Just down the hall at the elections training center, close to 4,000 tabulator machines are being tested to ensure they read every part of the ballot accurately. In Wake County, all ballots are paper and must be run through the DS-200 machine, which has been in use since 2019. The process, known as Logic and Accuracy Testing (L&A), started last week and is expected to run for three more weeks. 


Workers insert marked, test ballots by hand into every tabulator that will be used for early voting, Election Day, or to count absentee-by-mail or provisional ballots. The results from the ballots are recorded on a memory device in the tabulator, which is then compared to the paper tape results and the original test script used to mark the ballots. In order for the machines to pass the test, the results must match exactly for the test to be successful, or else they will need to start from scratch and recode the machine. 

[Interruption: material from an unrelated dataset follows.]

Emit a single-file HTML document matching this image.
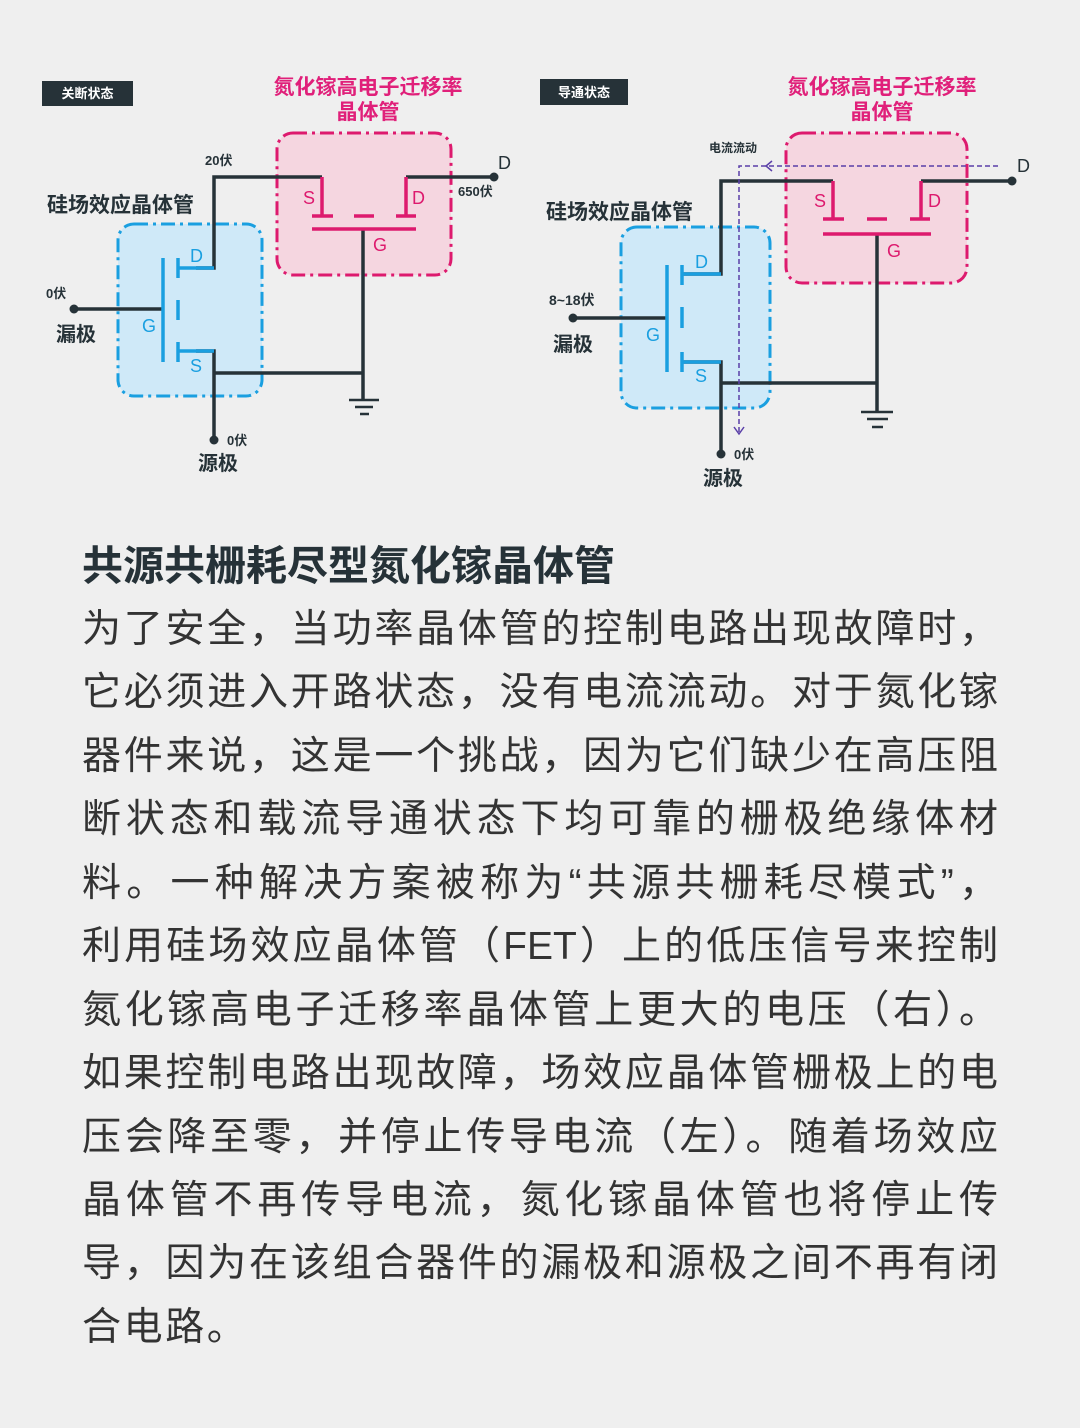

L&A testing is open to the public in an effort to provide transparency to voters. The staff working with the tabulator machines wear colored vests indicating the political party they affiliate with to openly display that the process is conducted by a bipartisan group of workers.

“We often use the colored vests during Logic and Accuracy Testing and during our Sample Hand Eye Count, as a visual representation of our bipartisan efforts for transparency in the election process,” Director McCall explained. “If UNAs should ever be brought in, the vests would be yellow.”




Jim Womack, Chairman of the North Carolina Election Integrity Team, maintains ongoing concerns about election vulnerabilities. While the L&A testing ensures the machine is

counting ballots correctly, Womack noted that it does not rule out cybersecurity problems.


“The Logic and Accuracy testing that’s done on the machines is not a cybersecurity check. It is not, and it is in no way, a confidence builder for people like me that the machines are not going to be exploited,” said Womack. “In fact, logic and accuracy testing only proves that the machine – like a handheld calculator – can count and balance effectively. That’s really all the L&A does.”


Womack also expressed concern over the lack of scrutiny for absentee ballots cast by UOCAVA voters, explaining that these voters, often not military personnel, face lower levels of verification compared to in-person or other absentee voters.


After election concerns grew following the 2020 election, Director McCall said public engagement increased, with more groups expressing curiosity about the process, attending board meetings, and receiving an influx of public records requests.


“In response to this, we have expanded our outreach efforts to get out into the community and create more opportunities for the public to learn about and build trust in the election process. Transparency is a great way for counties to showcase their election efforts and for the public to see the laws being followed,” she added.


The public can participate in the process by becoming a Precinct Official, attending Board Meetings, viewing public Logic and Accuracy Testing, or utilizing the customer support team.

“For us, we are not just working behind the scenes; we actively involve the community in the entire process.”